- [SHORT TASK]
Repeat the listing that follows, character for character, minus the pictures.

- [GIVEN MATERIAL]

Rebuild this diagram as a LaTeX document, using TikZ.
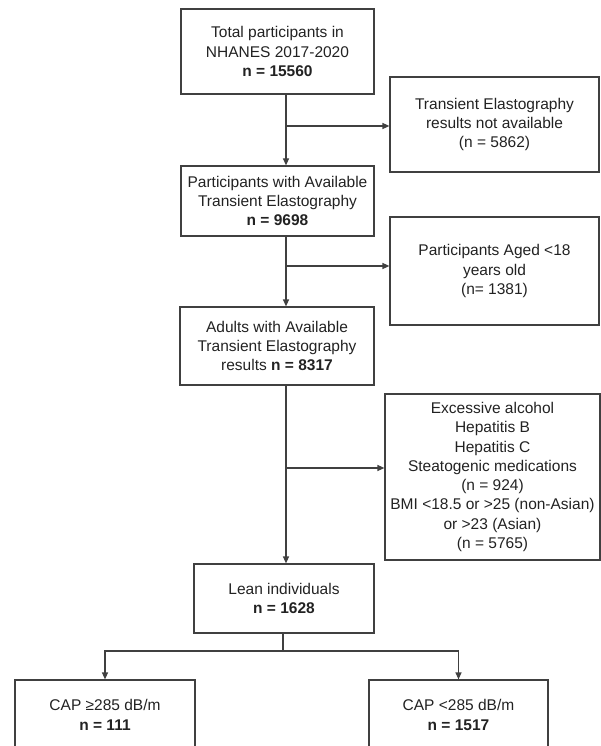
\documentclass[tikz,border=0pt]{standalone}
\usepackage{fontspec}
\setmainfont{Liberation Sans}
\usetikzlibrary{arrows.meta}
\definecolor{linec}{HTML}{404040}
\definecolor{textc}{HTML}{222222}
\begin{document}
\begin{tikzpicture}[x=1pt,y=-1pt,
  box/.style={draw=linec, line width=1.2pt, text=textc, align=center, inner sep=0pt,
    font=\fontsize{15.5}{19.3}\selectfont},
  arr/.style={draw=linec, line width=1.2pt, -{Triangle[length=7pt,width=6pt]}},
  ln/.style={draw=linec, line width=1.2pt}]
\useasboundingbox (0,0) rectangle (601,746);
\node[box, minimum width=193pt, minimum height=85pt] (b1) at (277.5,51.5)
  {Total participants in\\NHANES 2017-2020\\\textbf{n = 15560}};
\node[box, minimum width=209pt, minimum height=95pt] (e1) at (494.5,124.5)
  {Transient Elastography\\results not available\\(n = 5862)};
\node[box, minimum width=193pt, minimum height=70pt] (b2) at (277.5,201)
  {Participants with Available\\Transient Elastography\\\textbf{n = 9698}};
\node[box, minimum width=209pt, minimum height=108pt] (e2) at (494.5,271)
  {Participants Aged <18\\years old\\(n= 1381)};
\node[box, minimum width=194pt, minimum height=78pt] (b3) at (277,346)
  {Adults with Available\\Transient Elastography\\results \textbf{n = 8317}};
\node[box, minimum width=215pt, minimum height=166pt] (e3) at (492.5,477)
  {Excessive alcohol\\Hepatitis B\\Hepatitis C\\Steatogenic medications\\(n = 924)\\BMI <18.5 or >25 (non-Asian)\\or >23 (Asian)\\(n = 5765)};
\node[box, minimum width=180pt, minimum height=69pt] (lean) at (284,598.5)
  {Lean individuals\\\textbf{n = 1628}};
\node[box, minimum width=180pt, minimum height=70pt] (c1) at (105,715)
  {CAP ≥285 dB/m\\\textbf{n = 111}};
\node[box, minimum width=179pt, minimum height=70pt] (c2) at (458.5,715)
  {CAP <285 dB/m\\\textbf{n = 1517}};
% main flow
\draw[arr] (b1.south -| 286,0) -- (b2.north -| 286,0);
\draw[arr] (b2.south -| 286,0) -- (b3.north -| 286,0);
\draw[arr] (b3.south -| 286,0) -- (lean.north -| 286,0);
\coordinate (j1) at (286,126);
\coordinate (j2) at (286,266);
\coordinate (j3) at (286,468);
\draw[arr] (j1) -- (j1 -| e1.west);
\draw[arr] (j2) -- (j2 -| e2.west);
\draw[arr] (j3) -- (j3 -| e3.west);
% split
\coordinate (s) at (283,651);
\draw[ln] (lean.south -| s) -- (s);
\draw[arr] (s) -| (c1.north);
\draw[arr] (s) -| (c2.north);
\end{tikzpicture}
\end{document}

- [EXERCISE OUTPUT]
Rebuild this diagram as a LaTeX document, using TikZ.
\documentclass[tikz,border=0pt]{standalone}
\usepackage{fontspec}
\setmainfont{Liberation Sans}
\usetikzlibrary{arrows.meta}
\definecolor{linec}{HTML}{404040}
\definecolor{textc}{HTML}{222222}
\begin{document}
\begin{tikzpicture}[x=1pt,y=-1pt,
  box/.style={draw=linec, line width=1.2pt, text=textc, align=center, inner sep=0pt,
    font=\fontsize{15.5}{19.3}\selectfont},
  arr/.style={draw=linec, line width=1.2pt, -{Triangle[length=7pt,width=6pt]}},
  ln/.style={draw=linec, line width=1.2pt}]
\useasboundingbox (0,0) rectangle (601,746);
\node[box, minimum width=193pt, minimum height=85pt] (b1) at (277.5,51.5)
  {Total participants in\\NHANES 2017-2020\\\textbf{n = 15560}};
\node[box, minimum width=209pt, minimum height=95pt] (e1) at (494.5,124.5)
  {Transient Elastography\\results not available\\(n = 5862)};
\node[box, minimum width=193pt, minimum height=70pt] (b2) at (277.5,201)
  {Participants with Available\\Transient Elastography\\\textbf{n = 9698}};
\node[box, minimum width=209pt, minimum height=108pt] (e2) at (494.5,271)
  {Participants Aged <18\\years old\\(n= 1381)};
\node[box, minimum width=194pt, minimum height=78pt] (b3) at (277,346)
  {Adults with Available\\Transient Elastography\\results \textbf{n = 8317}};
\node[box, minimum width=215pt, minimum height=166pt] (e3) at (492.5,477)
  {Excessive alcohol\\Hepatitis B\\Hepatitis C\\Steatogenic medications\\(n = 924)\\BMI <18.5 or >25 (non-Asian)\\or >23 (Asian)\\(n = 5765)};
\node[box, minimum width=180pt, minimum height=69pt] (lean) at (284,598.5)
  {Lean individuals\\\textbf{n = 1628}};
\node[box, minimum width=180pt, minimum height=70pt] (c1) at (105,715)
  {CAP ≥285 dB/m\\\textbf{n = 111}};
\node[box, minimum width=179pt, minimum height=70pt] (c2) at (458.5,715)
  {CAP <285 dB/m\\\textbf{n = 1517}};
% main flow
\draw[arr] (b1.south -| 286,0) -- (b2.north -| 286,0);
\draw[arr] (b2.south -| 286,0) -- (b3.north -| 286,0);
\draw[arr] (b3.south -| 286,0) -- (lean.north -| 286,0);
\coordinate (j1) at (286,126);
\coordinate (j2) at (286,266);
\coordinate (j3) at (286,468);
\draw[arr] (j1) -- (j1 -| e1.west);
\draw[arr] (j2) -- (j2 -| e2.west);
\draw[arr] (j3) -- (j3 -| e3.west);
% split
\coordinate (s) at (283,651);
\draw[ln] (lean.south -| s) -- (s);
\draw[arr] (s) -| (c1.north);
\draw[arr] (s) -| (c2.north);
\end{tikzpicture}
\end{document}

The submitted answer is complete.